* **REQUIRED TASK**: In the records that follow, the lines from the one containing "Convert this chart to Plotly code." to the one containing "return 1 - (y - OFF) / H", inclusive, are to be given again exactly.
_ _ _
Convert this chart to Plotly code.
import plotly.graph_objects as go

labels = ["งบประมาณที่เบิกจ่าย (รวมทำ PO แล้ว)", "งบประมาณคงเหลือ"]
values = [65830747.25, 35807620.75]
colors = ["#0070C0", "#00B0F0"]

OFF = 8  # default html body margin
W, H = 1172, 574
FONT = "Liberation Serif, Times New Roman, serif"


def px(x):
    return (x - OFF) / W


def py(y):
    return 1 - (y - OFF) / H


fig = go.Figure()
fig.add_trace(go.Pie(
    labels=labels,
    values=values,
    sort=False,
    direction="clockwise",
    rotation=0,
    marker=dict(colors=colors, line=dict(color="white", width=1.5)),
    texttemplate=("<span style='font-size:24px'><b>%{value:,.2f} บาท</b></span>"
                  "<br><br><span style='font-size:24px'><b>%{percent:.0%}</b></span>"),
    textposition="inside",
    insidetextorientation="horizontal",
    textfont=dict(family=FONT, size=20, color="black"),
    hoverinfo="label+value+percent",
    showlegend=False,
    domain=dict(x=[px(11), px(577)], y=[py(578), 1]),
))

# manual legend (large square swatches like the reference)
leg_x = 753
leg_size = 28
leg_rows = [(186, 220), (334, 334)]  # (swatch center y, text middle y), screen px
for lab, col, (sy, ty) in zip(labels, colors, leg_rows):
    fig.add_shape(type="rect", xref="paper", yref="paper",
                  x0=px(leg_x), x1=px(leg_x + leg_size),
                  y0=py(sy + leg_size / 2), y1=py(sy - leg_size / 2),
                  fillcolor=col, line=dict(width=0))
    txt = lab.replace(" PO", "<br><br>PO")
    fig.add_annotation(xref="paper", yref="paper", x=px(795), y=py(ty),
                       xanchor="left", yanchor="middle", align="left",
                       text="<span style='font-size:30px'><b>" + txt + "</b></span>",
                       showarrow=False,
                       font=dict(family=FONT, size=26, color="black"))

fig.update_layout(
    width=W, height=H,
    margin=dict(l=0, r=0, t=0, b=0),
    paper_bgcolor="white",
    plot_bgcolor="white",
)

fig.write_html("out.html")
_ _ _
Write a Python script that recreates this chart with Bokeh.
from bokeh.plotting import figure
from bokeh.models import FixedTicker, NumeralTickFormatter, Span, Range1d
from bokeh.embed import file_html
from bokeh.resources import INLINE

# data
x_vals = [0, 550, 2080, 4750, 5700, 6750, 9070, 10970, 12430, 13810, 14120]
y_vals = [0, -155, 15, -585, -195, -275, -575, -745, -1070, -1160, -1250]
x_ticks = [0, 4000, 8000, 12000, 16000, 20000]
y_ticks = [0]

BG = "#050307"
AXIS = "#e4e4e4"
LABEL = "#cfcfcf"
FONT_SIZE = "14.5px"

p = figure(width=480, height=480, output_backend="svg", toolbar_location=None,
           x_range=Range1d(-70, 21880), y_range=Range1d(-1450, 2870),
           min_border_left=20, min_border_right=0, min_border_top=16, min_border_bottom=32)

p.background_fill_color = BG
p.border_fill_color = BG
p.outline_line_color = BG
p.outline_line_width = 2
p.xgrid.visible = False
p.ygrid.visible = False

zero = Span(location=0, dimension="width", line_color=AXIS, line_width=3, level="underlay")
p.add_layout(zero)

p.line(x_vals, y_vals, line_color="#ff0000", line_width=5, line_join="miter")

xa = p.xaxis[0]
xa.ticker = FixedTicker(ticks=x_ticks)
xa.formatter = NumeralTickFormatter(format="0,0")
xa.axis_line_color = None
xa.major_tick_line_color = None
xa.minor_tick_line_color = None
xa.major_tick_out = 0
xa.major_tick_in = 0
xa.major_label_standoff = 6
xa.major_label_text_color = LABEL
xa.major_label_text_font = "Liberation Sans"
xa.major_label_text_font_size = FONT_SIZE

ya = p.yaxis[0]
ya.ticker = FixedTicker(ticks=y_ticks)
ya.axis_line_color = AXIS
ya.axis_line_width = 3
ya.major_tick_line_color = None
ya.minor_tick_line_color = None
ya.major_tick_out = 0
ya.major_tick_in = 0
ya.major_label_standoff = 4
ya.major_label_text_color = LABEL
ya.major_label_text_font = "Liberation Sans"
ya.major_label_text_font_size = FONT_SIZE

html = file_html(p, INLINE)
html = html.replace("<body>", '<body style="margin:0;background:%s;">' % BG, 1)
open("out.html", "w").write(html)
_ _ _
* **RESPONSE TO THIS EXERCISE**:
Convert this chart to Plotly code.
import plotly.graph_objects as go

labels = ["งบประมาณที่เบิกจ่าย (รวมทำ PO แล้ว)", "งบประมาณคงเหลือ"]
values = [65830747.25, 35807620.75]
colors = ["#0070C0", "#00B0F0"]

OFF = 8  # default html body margin
W, H = 1172, 574
FONT = "Liberation Serif, Times New Roman, serif"


def px(x):
    return (x - OFF) / W


def py(y):
    return 1 - (y - OFF) / H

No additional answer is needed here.